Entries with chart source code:
=-=-=

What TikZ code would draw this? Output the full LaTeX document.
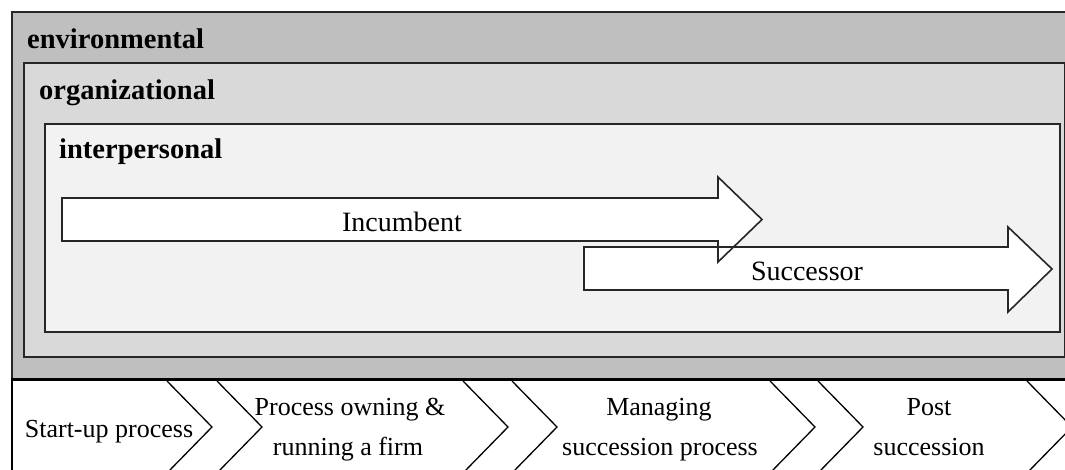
\documentclass[tikz,border=0pt]{standalone}
\usepackage{fontspec}
\setmainfont{Liberation Serif}
\definecolor{envgrey}{HTML}{BFBFBF}
\definecolor{orggrey}{HTML}{D9D9D9}
\definecolor{intgrey}{HTML}{F2F2F2}
\tikzset{
  frame/.style={draw=black!85, line width=1.6pt},
  arrowfill/.style={fill=white},
  arrowline/.style={draw=black!85, line width=1.6pt, line join=miter},
  levellabel/.style={font=\fontsize{28.5}{34}\selectfont\bfseries, anchor=base west, inner sep=0pt},
  arrowlabel/.style={font=\fontsize{28}{34}\selectfont, anchor=base, inner sep=0pt},
  steplabel/.style={font=\fontsize{26}{40}\selectfont, anchor=base, inner sep=0pt},
  chevron/.style={draw=black, line width=1.3pt},
}
\begin{document}
\begin{tikzpicture}[x=1pt, y=-1pt]
\useasboundingbox (0,0) rectangle (1065,469);
\clip (0,0) rectangle (1065,469);
\fill[white] (0,0) rectangle (1065,469);

% nested context levels
\draw[frame, fill=envgrey] (12,12) rectangle (1080,379);
\draw[frame, fill=orggrey] (24,63) rectangle (1064.5,357);
\draw[frame, fill=intgrey] (45,124) rectangle (1060,332);

\node[levellabel] (env) at (27,48) {environmental};
\node[levellabel] (org) at (39,99) {organizational};
\node[levellabel] (inter) at (59,158) {interpersonal};

% incumbent and successor arrows: fills first, then outlines
\path[arrowfill] (62,198) -- (718,198) -- (718,177) -- (762,219.5) -- (718,262) -- (718,241) -- (62,241) -- cycle;
\path[arrowfill] (584,247) -- (1008,247) -- (1008,227) -- (1052,269) -- (1008,312) -- (1008,290) -- (584,290) -- cycle;
\draw[arrowline] (62,198) -- (718,198) -- (718,177) -- (762,219.5) -- (718,262) -- (718,241) -- (62,241) -- cycle;
\draw[arrowline] (584,247) -- (1008,247) -- (1008,227) -- (1052,269) -- (1008,312) -- (1008,290) -- (584,290) -- cycle;

\node[arrowlabel] (inc) at (402,231) {Incumbent};
\node[arrowlabel] (suc) at (807,280) {Successor};

% process phases
\draw[line width=1.2pt] (12,379) -- (12,480);
\draw[line width=3pt] (11,379) -- (1080,379);

\draw[chevron] (167,381) -- (212,427) -- (167,473);
\draw[chevron] (217,381) -- (262,427) -- (217,473);
\draw[chevron] (463,381) -- (508,427) -- (463,473);
\draw[chevron] (512,381) -- (557,427) -- (512,473);
\draw[chevron] (770,381) -- (815,427) -- (770,473);
\draw[chevron] (818,381) -- (863,427) -- (818,473);
\draw[chevron] (1027,381) -- (1072,427) -- (1027,473);

\node[steplabel] (s1) at (109,437) {Start-up process};
\node[steplabel] (s2a) at (350,415) {Process owning \&};
\node[steplabel] (s2b) at (348,455) {running a firm};
\node[steplabel] (s3a) at (659,415) {Managing};
\node[steplabel] (s3b) at (660,455) {succession process};
\node[steplabel] (s4a) at (929,415) {Post};
\node[steplabel] (s4b) at (929,455) {succession};
\end{tikzpicture}
\end{document}
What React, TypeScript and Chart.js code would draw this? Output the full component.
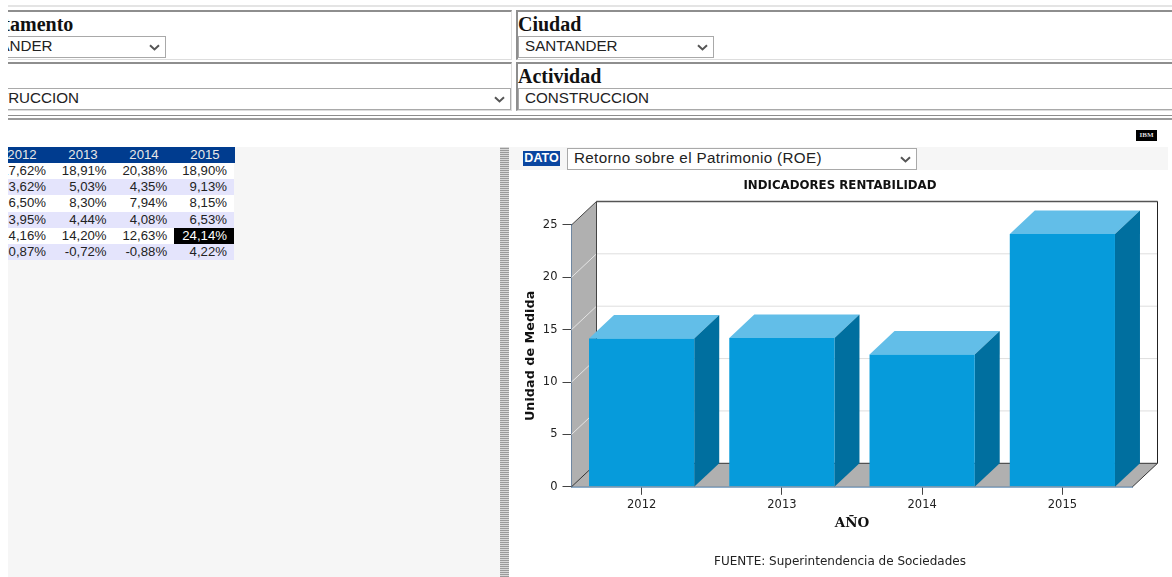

=-=-=

Exercise directions:
Leave out the pictures and print every line of the data exactly.

Task answer:
What TikZ code would draw this? Output the full LaTeX document.
\documentclass[tikz,border=0pt]{standalone}
\usepackage{fontspec}
\setmainfont{Liberation Serif}
\definecolor{envgrey}{HTML}{BFBFBF}
\definecolor{orggrey}{HTML}{D9D9D9}
\definecolor{intgrey}{HTML}{F2F2F2}
\tikzset{
  frame/.style={draw=black!85, line width=1.6pt},
  arrowfill/.style={fill=white},
  arrowline/.style={draw=black!85, line width=1.6pt, line join=miter},
  levellabel/.style={font=\fontsize{28.5}{34}\selectfont\bfseries, anchor=base west, inner sep=0pt},
  arrowlabel/.style={font=\fontsize{28}{34}\selectfont, anchor=base, inner sep=0pt},
  steplabel/.style={font=\fontsize{26}{40}\selectfont, anchor=base, inner sep=0pt},
  chevron/.style={draw=black, line width=1.3pt},
}
\begin{document}
\begin{tikzpicture}[x=1pt, y=-1pt]
\useasboundingbox (0,0) rectangle (1065,469);
\clip (0,0) rectangle (1065,469);
\fill[white] (0,0) rectangle (1065,469);

% nested context levels
\draw[frame, fill=envgrey] (12,12) rectangle (1080,379);
\draw[frame, fill=orggrey] (24,63) rectangle (1064.5,357);
\draw[frame, fill=intgrey] (45,124) rectangle (1060,332);

\node[levellabel] (env) at (27,48) {environmental};
\node[levellabel] (org) at (39,99) {organizational};
\node[levellabel] (inter) at (59,158) {interpersonal};

% incumbent and successor arrows: fills first, then outlines
\path[arrowfill] (62,198) -- (718,198) -- (718,177) -- (762,219.5) -- (718,262) -- (718,241) -- (62,241) -- cycle;
\path[arrowfill] (584,247) -- (1008,247) -- (1008,227) -- (1052,269) -- (1008,312) -- (1008,290) -- (584,290) -- cycle;
\draw[arrowline] (62,198) -- (718,198) -- (718,177) -- (762,219.5) -- (718,262) -- (718,241) -- (62,241) -- cycle;
\draw[arrowline] (584,247) -- (1008,247) -- (1008,227) -- (1052,269) -- (1008,312) -- (1008,290) -- (584,290) -- cycle;

\node[arrowlabel] (inc) at (402,231) {Incumbent};
\node[arrowlabel] (suc) at (807,280) {Successor};

% process phases
\draw[line width=1.2pt] (12,379) -- (12,480);
\draw[line width=3pt] (11,379) -- (1080,379);

\draw[chevron] (167,381) -- (212,427) -- (167,473);
\draw[chevron] (217,381) -- (262,427) -- (217,473);
\draw[chevron] (463,381) -- (508,427) -- (463,473);
\draw[chevron] (512,381) -- (557,427) -- (512,473);
\draw[chevron] (770,381) -- (815,427) -- (770,473);
\draw[chevron] (818,381) -- (863,427) -- (818,473);
\draw[chevron] (1027,381) -- (1072,427) -- (1027,473);

\node[steplabel] (s1) at (109,437) {Start-up process};
\node[steplabel] (s2a) at (350,415) {Process owning \&};
\node[steplabel] (s2b) at (348,455) {running a firm};
\node[steplabel] (s3a) at (659,415) {Managing};
\node[steplabel] (s3b) at (660,455) {succession process};
\node[steplabel] (s4a) at (929,415) {Post};
\node[steplabel] (s4b) at (929,455) {succession};
\end{tikzpicture}
\end{document}
What React, TypeScript and Chart.js code would draw this? Output the full component.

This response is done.